Rabbimize karşı kulluk bilinci içinde yaşadığımız ve de tabiat varlıklarının doğal yapıları ve işlevlerine müdahale etmediğimiz sürece onlar yaratılış doğrultularında bize hizmet verirler. Özellikle iman, ibadet, adâlet ve de maddi yardımlar gibi salih amellerimiz ve de tövbelerimiz onların sadık birer yar gibi hizmetlerini sürdürmeleri ve de artırmalarına vesile olur. Kur’ânımız bu gerçeği Peygamberler diliyle şöylece açıklamaktadır.
Nuh Sûresi âyet 10-13:
“…Rabbinizden mağfiret dileyin; çünkü O, çok bağışlayıcıdır.(Bağışlanma dileyin ki), üzerinize gökten bol bol yağmur indirsin.
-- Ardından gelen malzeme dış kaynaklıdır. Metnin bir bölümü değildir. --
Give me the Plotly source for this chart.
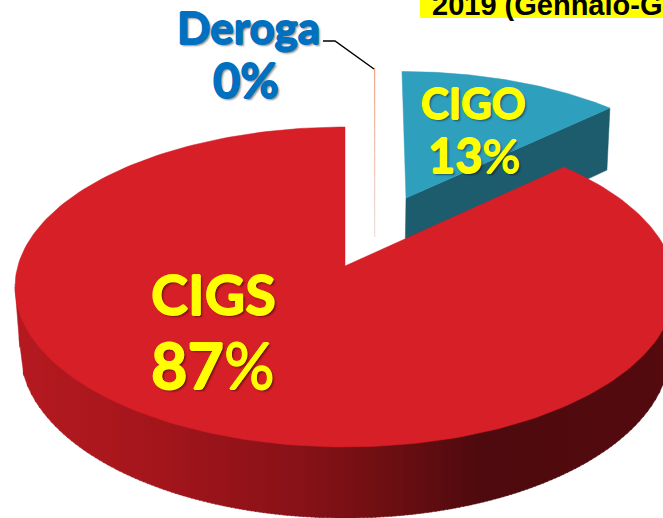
import math
import plotly.graph_objects as go

# ---- data ----
categories = ["CIGS", "CIGO", "Deroga"]
shares = [87, 13, 0]
header_text = "2019 (Gennaio-G"

# ---- colours ----
RED_TOP = "#d71f27"
BLUE_TOP = "#2e9fbd"
BLUE_SIDE = "#1c5c6c"
YELLOW = "#ffff00"
LABEL_BLUE = "#0070c0"
side_stop_x = [15, 150, 300, 400, 480, 680]
side_stop_rgb = [(182, 26, 33), (165, 22, 28), (135, 18, 24), (105, 14, 18), (78, 10, 14), (85, 11, 15)]

# ---- pie geometry (pixel-like axis units) ----
W, H = 663, 518
CX, CY, RX, RY = 345, 287, 330, 160      # top face ellipse
BCY, BRX, BRY = 350, 325, 168            # bottom rim ellipse
A = 21 / 160                             # perspective shift of centre
START = 90.0


def project(theta_deg):
    """Point on the perspective rim for a pie angle."""
    t = math.radians(theta_deg)
    x, y = math.cos(t), math.sin(t)
    d = 1 + A * y
    u = x * math.sqrt(1 - A * A) / d
    v = (y + A) / d
    return CX + RX * u, CY - RY * v


APEX = (CX, CY - RY * A)


def wedge(a0, a1, n=120):
    pts = [APEX]
    for i in range(n + 1):
        pts.append(project(a0 + (a1 - a0) * i / n))
    pts.append(APEX)
    return pts


def exploded(pts):
    """Move/scale a wedge to its pulled-out position."""
    out = []
    for x, y in pts:
        dx, dy = x - APEX[0], y - APEX[1]
        out.append((406 + 0.945 * dx + 0.029 * dy, 198 + 0.91 * dy))
    return out


def poly(pts, color):
    return go.Scatter(x=[p[0] for p in pts], y=[p[1] for p in pts], mode="lines",
                      fill="toself", fillcolor=color, line=dict(color=color, width=0.5),
                      hoverinfo="skip", showlegend=False)


def side_color(x):
    for i in range(len(side_stop_x) - 1):
        if x <= side_stop_x[i + 1]:
            f = (x - side_stop_x[i]) / (side_stop_x[i + 1] - side_stop_x[i])
            c = [side_stop_rgb[i][k] + f * (side_stop_rgb[i + 1][k] - side_stop_rgb[i][k]) for k in range(3)]
            return "rgb(%d,%d,%d)" % tuple(c)
    return "rgb(%d,%d,%d)" % side_stop_rgb[-1]


def top_low(x):
    return CY + RY * math.sqrt(max(0, 1 - ((x - CX) / RX) ** 2))


def bottom_low(x):
    left = CX - BRX
    if x < left:
        return CY + (x - (CX - RX)) / (left - (CX - RX)) * (BCY - CY)
    return BCY + BRY * math.sqrt(max(0, 1 - ((x - CX) / BRX) ** 2))


fig = go.Figure()

sweeps = [s / sum(shares) * 360 for s in shares]

# CIGO wedge: side then top
cigo_a1 = START + sweeps[0]
cigo_a0 = cigo_a1 + sweeps[1]
cigo_top = exploded(wedge(cigo_a0, cigo_a1, 60))
corner_r = cigo_top[-2]
ap = cigo_top[0]
fig.add_trace(poly([ap, corner_r, (corner_r[0] - 3, corner_r[1] + 62), (ap[0] - 1, ap[1] + 66), ap], BLUE_SIDE))
fig.add_trace(poly(cigo_top, BLUE_TOP))

# Deroga: a zero-width slice, drawn as a hairline fading downward
dx = 374.6
seg = 14
for i in range(seg):
    f = i / (seg - 1)
    c = (int(246 - 10 * f), int(168 + 55 * f), int(140 + 80 * f))
    y0 = 68 + (237 - 68) * i / seg
    y1 = 68 + (237 - 68) * (i + 1) / seg
    fig.add_trace(go.Scatter(x=[dx, dx], y=[y0, y1], mode="lines",
                             line=dict(color="rgb(%d,%d,%d)" % c, width=1.3),
                             hoverinfo="skip", showlegend=False))

# Leader line
fig.add_trace(go.Scatter(x=[323, 335, 374], y=[41, 41, 69], mode="lines",
                         line=dict(color="black", width=1.5), hoverinfo="skip", showlegend=False))

# CIGS side wall as vertical strips
strip = 4
x = CX - RX
while x < W + strip:
    x1 = x + strip + 0.8
    fig.add_trace(poly([(x, top_low(x) - 3), (x1, top_low(x1) - 3), (x1, bottom_low(x1)), (x, bottom_low(x))],
                       side_color(x)))
    x += strip

# CIGS top
fig.add_trace(poly(wedge(START, START + sweeps[0], 240), RED_TOP))

FONT = "Lato"
DROP = "2px 2px 2px rgba(0,0,0,0.45)"


def heavy(color):
    return f"0.7px 0 0 {color}, -0.7px 0 0 {color}, 0 0.7px 0 {color}, 0 -0.7px 0 {color}, {DROP}"


def label(x, y, text, size, color, stroke=True):
    return dict(x=x, y=y, xref="x", yref="y", text=text, showarrow=False, xanchor="center", yanchor="middle",
                font=dict(family=FONT, size=size, color=color, shadow=heavy(color) if stroke else DROP))


annotations = [
    label(213, 293, f"<b>{categories[0]}</b>", 56, YELLOW),
    label(213, 364, f"<b>{shares[0]}</b>%", 63, YELLOW),
    label(473, 103, f"<b>{categories[1]}</b>", 42, YELLOW),
    label(474, 155, f"<b>{shares[1]}</b>%", 47, YELLOW),
    label(248, 27, f"<b>{categories[2]}</b>", 44, LABEL_BLUE),
    label(246, 80, f"<b>{shares[2]}%</b>", 47, LABEL_BLUE),
    dict(x=430, y=23, xref="x", yref="y", text=f"<b>{header_text}</b>", showarrow=False,
         xanchor="left", yanchor="bottom", align="left",
         font=dict(family="Liberation Sans", size=29, color="black")),
]

fig.update_layout(
    width=W, height=H, margin=dict(l=0, r=0, t=0, b=0),
    paper_bgcolor="white", plot_bgcolor="white",
    xaxis=dict(range=[0, W], visible=False, fixedrange=True),
    yaxis=dict(range=[H, 0], visible=False, fixedrange=True),
    annotations=annotations,
    shapes=[dict(type="rect", xref="x", yref="y", x0=420, x1=W, y0=0, y1=18,
                 fillcolor=YELLOW, line=dict(width=0), layer="below")],
)
fig.write_html("out.html", config=dict(displayModeBar=False),
               post_script="document.body.style.margin='0';document.documentElement.style.overflow='hidden';")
Mallarınızı ve oğullarınızı çoğaltsın, size bağlar bahçeler ihsan etsin, sizin için ırmaklar akıtsın.”
Hûd Sûresi âyet 52:
“(Hûd Peygamber şöyle demişti;) Ey kavmim! Haydi artık günahlarınız için Rabbinizden bağışlanma dileyin.Sonra da tövbe ve pişmanlık içinde O’na yönelin ki size gökten bolca bereki berekeli yağmurlar yağdırsın, gücünüze güç katsın. Suçlular olarak (Rabbinizden) yüz çevirmeyin.”